All we need to do in order to answer this question is to pipe the output of the grep command from the last question into wc -l in order to get the line count:
grep frostlings access.log | wc -l
Answer (Highlight Below):
1581
Question 7
Having retrieved the exfiltrated data, what is the hidden flag?
Let’s start by looking at the format of the log file entries again:
We are trying to access the string that follows the ‘goodies’ parameter. Noting that the string is prefaced by an equal sign ‘=’, I used it as a delimeter to cut by:
grep frostlings access.log | cut -d '=' -f2
Then we can remove everything else by cutting again using a delimeter of a space ‘ ‘ and keeping the first field:
grep frostlings access.log | cut -d '=' -f2 | cut -d ' ' -f1
Now we can decode this from base64 using base64 -d:
grep frostlings access.log | cut -d '=' -f2 | cut -d ' ' -f1 | base64 -d
We still have a long list, but it is manually parse-able if we want to manually look through it for the flag. However, this lesson is all about Linux commands so let’s get the terminal to do the hard work for us!

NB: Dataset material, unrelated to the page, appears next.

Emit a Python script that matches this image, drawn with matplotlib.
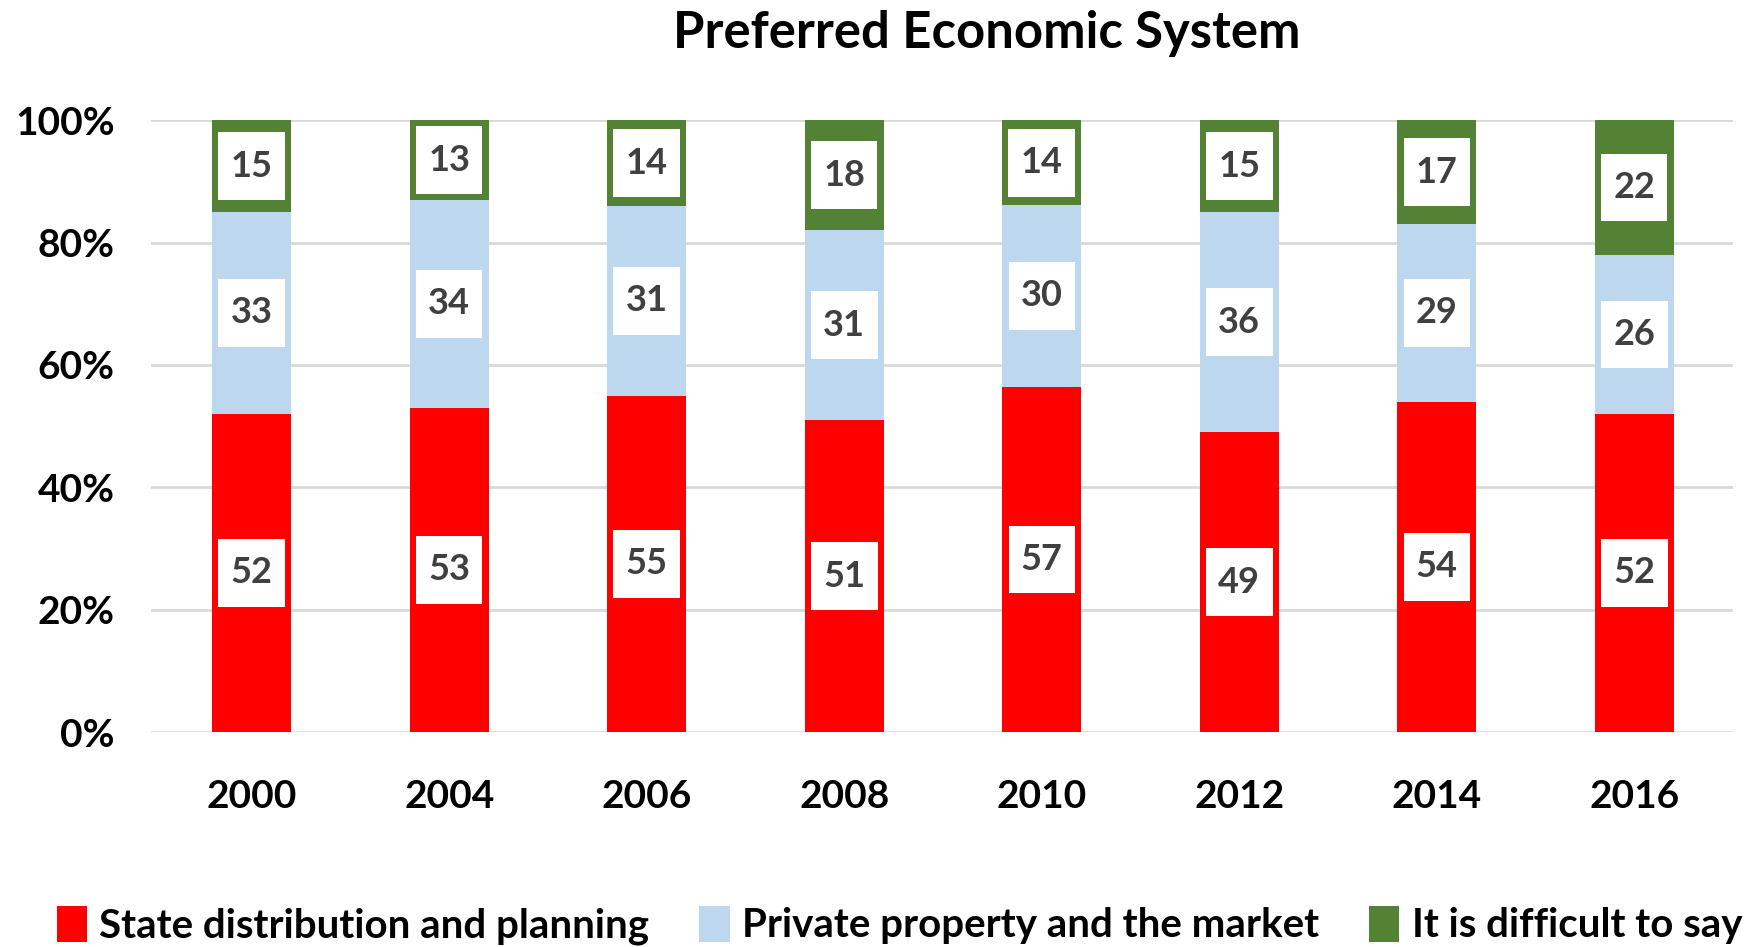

We know the flag will (probably) start with THM, so let’s grep for it:
grep frostlings access.log | cut -d '=' -f2 | cut -d ' ' -f1 | base64 -d | grep THM
We have the flag! But we can do better, can’t we?
Let’s extract the flag by itself using the cut command. Noting that the flag is prefaced by a comma ‘,’ we can use this as a delimeter and retrieve the third field:
grep frostlings access.log | cut -d '=' -f2 | cut -d ' ' -f1 | base64 -d | grep THM | cut -d ',' -f3
Answer (Highlight Below):
THM{a_gift_for_you_awesome_analyst!}
Conclusion
I sincerely enjoyed Day 7 of the TryHackMe Advent of Cyber 2023 event.
It’s always great to practice fundamental Linux skills, and there are frequently occasions when we may need to parse large data sets for useful data. Having these skills at the ready is essential so that we don’t need to spend hours manually poring through data. At the very least, we can often remove non-essential information in order to make it easier to identify something of value.